WORK REQUIRED >> Set down the full listing exactly as given. Any pictures are to be left out.

# # # # #

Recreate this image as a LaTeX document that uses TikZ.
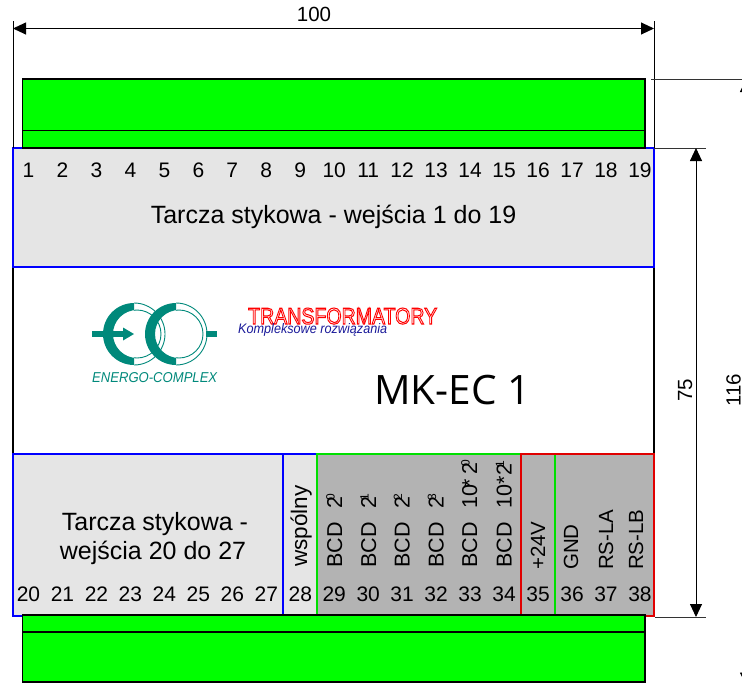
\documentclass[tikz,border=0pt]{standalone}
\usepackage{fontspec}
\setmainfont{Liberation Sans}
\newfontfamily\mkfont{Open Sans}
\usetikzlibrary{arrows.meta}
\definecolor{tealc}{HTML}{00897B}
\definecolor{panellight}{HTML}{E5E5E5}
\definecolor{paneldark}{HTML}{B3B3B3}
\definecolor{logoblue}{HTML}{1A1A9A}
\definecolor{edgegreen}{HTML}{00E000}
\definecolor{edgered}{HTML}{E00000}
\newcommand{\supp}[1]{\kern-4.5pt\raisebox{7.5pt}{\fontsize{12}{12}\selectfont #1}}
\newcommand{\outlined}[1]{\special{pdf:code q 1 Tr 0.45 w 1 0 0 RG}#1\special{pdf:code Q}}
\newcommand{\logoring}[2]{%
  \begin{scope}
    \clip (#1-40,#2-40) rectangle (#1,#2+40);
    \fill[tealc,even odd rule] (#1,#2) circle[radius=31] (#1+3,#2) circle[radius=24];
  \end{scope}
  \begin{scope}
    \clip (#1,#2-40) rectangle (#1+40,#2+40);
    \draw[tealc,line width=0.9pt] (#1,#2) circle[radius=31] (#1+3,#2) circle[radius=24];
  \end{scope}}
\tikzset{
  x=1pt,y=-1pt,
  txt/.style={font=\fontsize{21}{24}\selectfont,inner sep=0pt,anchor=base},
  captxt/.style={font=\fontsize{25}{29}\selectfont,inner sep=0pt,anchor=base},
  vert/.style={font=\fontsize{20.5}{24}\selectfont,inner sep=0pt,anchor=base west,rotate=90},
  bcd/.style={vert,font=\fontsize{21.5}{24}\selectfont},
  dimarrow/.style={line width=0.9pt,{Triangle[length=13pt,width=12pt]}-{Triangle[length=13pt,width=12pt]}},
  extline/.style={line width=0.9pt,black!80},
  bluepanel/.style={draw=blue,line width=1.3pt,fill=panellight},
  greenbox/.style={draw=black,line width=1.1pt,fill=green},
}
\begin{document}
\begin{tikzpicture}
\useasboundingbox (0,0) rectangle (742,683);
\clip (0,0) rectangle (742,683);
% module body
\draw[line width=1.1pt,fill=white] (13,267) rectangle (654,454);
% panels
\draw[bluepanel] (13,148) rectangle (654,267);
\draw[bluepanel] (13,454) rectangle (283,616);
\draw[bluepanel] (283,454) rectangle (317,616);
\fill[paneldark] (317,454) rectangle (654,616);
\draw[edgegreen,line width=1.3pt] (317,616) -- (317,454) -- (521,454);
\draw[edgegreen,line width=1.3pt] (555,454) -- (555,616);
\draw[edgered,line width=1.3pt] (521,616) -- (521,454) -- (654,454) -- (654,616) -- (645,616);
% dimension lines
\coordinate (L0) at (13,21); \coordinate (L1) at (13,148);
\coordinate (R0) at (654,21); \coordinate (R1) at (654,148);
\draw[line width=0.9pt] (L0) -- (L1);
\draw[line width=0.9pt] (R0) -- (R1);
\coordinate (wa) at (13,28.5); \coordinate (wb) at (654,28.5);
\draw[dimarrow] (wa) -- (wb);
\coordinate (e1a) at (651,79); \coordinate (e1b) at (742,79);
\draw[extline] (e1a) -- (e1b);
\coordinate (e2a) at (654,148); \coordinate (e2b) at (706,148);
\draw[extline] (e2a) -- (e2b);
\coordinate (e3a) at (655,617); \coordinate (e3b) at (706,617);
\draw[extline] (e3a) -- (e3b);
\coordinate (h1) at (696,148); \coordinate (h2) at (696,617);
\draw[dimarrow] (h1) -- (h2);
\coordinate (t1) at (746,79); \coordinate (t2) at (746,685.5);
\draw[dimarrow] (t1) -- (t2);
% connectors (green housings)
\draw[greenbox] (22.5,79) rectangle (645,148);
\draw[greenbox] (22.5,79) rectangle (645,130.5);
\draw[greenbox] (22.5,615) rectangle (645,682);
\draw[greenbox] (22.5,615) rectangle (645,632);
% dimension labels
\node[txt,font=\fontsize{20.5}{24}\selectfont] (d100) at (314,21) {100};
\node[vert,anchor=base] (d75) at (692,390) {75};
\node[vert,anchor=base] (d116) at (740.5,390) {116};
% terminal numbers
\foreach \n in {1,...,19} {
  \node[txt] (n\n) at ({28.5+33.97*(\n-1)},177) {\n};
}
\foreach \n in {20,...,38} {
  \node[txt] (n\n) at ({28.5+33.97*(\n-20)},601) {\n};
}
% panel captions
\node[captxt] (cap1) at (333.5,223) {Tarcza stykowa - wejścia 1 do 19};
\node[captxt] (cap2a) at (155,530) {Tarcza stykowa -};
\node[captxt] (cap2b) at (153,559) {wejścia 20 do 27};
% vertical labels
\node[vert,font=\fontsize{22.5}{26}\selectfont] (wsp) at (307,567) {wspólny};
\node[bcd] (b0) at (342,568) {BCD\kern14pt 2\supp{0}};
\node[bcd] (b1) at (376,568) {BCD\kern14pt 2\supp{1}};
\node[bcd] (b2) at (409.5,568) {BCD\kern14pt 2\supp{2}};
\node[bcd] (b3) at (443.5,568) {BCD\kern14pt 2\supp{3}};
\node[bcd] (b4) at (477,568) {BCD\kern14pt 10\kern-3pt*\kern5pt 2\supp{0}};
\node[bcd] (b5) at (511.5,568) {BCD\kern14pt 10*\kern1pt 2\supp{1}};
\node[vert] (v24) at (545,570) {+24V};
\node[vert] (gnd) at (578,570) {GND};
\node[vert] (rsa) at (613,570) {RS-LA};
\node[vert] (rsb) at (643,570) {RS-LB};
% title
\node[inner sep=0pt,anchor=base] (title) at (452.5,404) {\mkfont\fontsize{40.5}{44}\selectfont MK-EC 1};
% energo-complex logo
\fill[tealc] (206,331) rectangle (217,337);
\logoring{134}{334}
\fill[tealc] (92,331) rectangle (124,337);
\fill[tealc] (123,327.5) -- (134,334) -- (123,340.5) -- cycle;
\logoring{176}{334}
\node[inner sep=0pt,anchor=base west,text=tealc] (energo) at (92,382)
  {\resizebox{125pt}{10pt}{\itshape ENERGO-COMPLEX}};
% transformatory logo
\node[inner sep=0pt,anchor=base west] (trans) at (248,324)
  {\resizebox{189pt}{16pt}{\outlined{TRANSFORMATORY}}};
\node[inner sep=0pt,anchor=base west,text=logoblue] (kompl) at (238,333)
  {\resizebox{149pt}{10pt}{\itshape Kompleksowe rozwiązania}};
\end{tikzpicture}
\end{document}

# # # # #

CORRECT RESULT >>
Recreate this image as a LaTeX document that uses TikZ.
\documentclass[tikz,border=0pt]{standalone}
\usepackage{fontspec}
\setmainfont{Liberation Sans}
\newfontfamily\mkfont{Open Sans}
\usetikzlibrary{arrows.meta}
\definecolor{tealc}{HTML}{00897B}
\definecolor{panellight}{HTML}{E5E5E5}
\definecolor{paneldark}{HTML}{B3B3B3}
\definecolor{logoblue}{HTML}{1A1A9A}
\definecolor{edgegreen}{HTML}{00E000}
\definecolor{edgered}{HTML}{E00000}
\newcommand{\supp}[1]{\kern-4.5pt\raisebox{7.5pt}{\fontsize{12}{12}\selectfont #1}}
\newcommand{\outlined}[1]{\special{pdf:code q 1 Tr 0.45 w 1 0 0 RG}#1\special{pdf:code Q}}
\newcommand{\logoring}[2]{%
  \begin{scope}
    \clip (#1-40,#2-40) rectangle (#1,#2+40);
    \fill[tealc,even odd rule] (#1,#2) circle[radius=31] (#1+3,#2) circle[radius=24];
  \end{scope}
  \begin{scope}
    \clip (#1,#2-40) rectangle (#1+40,#2+40);
    \draw[tealc,line width=0.9pt] (#1,#2) circle[radius=31] (#1+3,#2) circle[radius=24];
  \end{scope}}
\tikzset{
  x=1pt,y=-1pt,
  txt/.style={font=\fontsize{21}{24}\selectfont,inner sep=0pt,anchor=base},
  captxt/.style={font=\fontsize{25}{29}\selectfont,inner sep=0pt,anchor=base},
  vert/.style={font=\fontsize{20.5}{24}\selectfont,inner sep=0pt,anchor=base west,rotate=90},
  bcd/.style={vert,font=\fontsize{21.5}{24}\selectfont},
  dimarrow/.style={line width=0.9pt,{Triangle[length=13pt,width=12pt]}-{Triangle[length=13pt,width=12pt]}},
  extline/.style={line width=0.9pt,black!80},
  bluepanel/.style={draw=blue,line width=1.3pt,fill=panellight},
  greenbox/.style={draw=black,line width=1.1pt,fill=green},
}
\begin{document}
\begin{tikzpicture}
\useasboundingbox (0,0) rectangle (742,683);
\clip (0,0) rectangle (742,683);
% module body
\draw[line width=1.1pt,fill=white] (13,267) rectangle (654,454);
% panels
\draw[bluepanel] (13,148) rectangle (654,267);
\draw[bluepanel] (13,454) rectangle (283,616);
\draw[bluepanel] (283,454) rectangle (317,616);
\fill[paneldark] (317,454) rectangle (654,616);
\draw[edgegreen,line width=1.3pt] (317,616) -- (317,454) -- (521,454);
\draw[edgegreen,line width=1.3pt] (555,454) -- (555,616);
\draw[edgered,line width=1.3pt] (521,616) -- (521,454) -- (654,454) -- (654,616) -- (645,616);
% dimension lines
\coordinate (L0) at (13,21); \coordinate (L1) at (13,148);
\coordinate (R0) at (654,21); \coordinate (R1) at (654,148);
\draw[line width=0.9pt] (L0) -- (L1);
\draw[line width=0.9pt] (R0) -- (R1);
\coordinate (wa) at (13,28.5); \coordinate (wb) at (654,28.5);
\draw[dimarrow] (wa) -- (wb);
\coordinate (e1a) at (651,79); \coordinate (e1b) at (742,79);
\draw[extline] (e1a) -- (e1b);
\coordinate (e2a) at (654,148); \coordinate (e2b) at (706,148);
\draw[extline] (e2a) -- (e2b);
\coordinate (e3a) at (655,617); \coordinate (e3b) at (706,617);
\draw[extline] (e3a) -- (e3b);
\coordinate (h1) at (696,148); \coordinate (h2) at (696,617);
\draw[dimarrow] (h1) -- (h2);
\coordinate (t1) at (746,79); \coordinate (t2) at (746,685.5);
\draw[dimarrow] (t1) -- (t2);
% connectors (green housings)
\draw[greenbox] (22.5,79) rectangle (645,148);
\draw[greenbox] (22.5,79) rectangle (645,130.5);
\draw[greenbox] (22.5,615) rectangle (645,682);
\draw[greenbox] (22.5,615) rectangle (645,632);
% dimension labels
\node[txt,font=\fontsize{20.5}{24}\selectfont] (d100) at (314,21) {100};
\node[vert,anchor=base] (d75) at (692,390) {75};
\node[vert,anchor=base] (d116) at (740.5,390) {116};
% terminal numbers
\foreach \n in {1,...,19} {
  \node[txt] (n\n) at ({28.5+33.97*(\n-1)},177) {\n};
}
\foreach \n in {20,...,38} {
  \node[txt] (n\n) at ({28.5+33.97*(\n-20)},601) {\n};
}
% panel captions
\node[captxt] (cap1) at (333.5,223) {Tarcza stykowa - wejścia 1 do 19};
\node[captxt] (cap2a) at (155,530) {Tarcza stykowa -};
\node[captxt] (cap2b) at (153,559) {wejścia 20 do 27};
% vertical labels
\node[vert,font=\fontsize{22.5}{26}\selectfont] (wsp) at (307,567) {wspólny};
\node[bcd] (b0) at (342,568) {BCD\kern14pt 2\supp{0}};
\node[bcd] (b1) at (376,568) {BCD\kern14pt 2\supp{1}};
\node[bcd] (b2) at (409.5,568) {BCD\kern14pt 2\supp{2}};
\node[bcd] (b3) at (443.5,568) {BCD\kern14pt 2\supp{3}};
\node[bcd] (b4) at (477,568) {BCD\kern14pt 10\kern-3pt*\kern5pt 2\supp{0}};
\node[bcd] (b5) at (511.5,568) {BCD\kern14pt 10*\kern1pt 2\supp{1}};
\node[vert] (v24) at (545,570) {+24V};
\node[vert] (gnd) at (578,570) {GND};
\node[vert] (rsa) at (613,570) {RS-LA};
\node[vert] (rsb) at (643,570) {RS-LB};
% title
\node[inner sep=0pt,anchor=base] (title) at (452.5,404) {\mkfont\fontsize{40.5}{44}\selectfont MK-EC 1};
% energo-complex logo
\fill[tealc] (206,331) rectangle (217,337);
\logoring{134}{334}
\fill[tealc] (92,331) rectangle (124,337);
\fill[tealc] (123,327.5) -- (134,334) -- (123,340.5) -- cycle;
\logoring{176}{334}
\node[inner sep=0pt,anchor=base west,text=tealc] (energo) at (92,382)
  {\resizebox{125pt}{10pt}{\itshape ENERGO-COMPLEX}};
% transformatory logo
\node[inner sep=0pt,anchor=base west] (trans) at (248,324)
  {\resizebox{189pt}{16pt}{\outlined{TRANSFORMATORY}}};
\node[inner sep=0pt,anchor=base west,text=logoblue] (kompl) at (238,333)
  {\resizebox{149pt}{10pt}{\itshape Kompleksowe rozwiązania}};
\end{tikzpicture}
\end{document}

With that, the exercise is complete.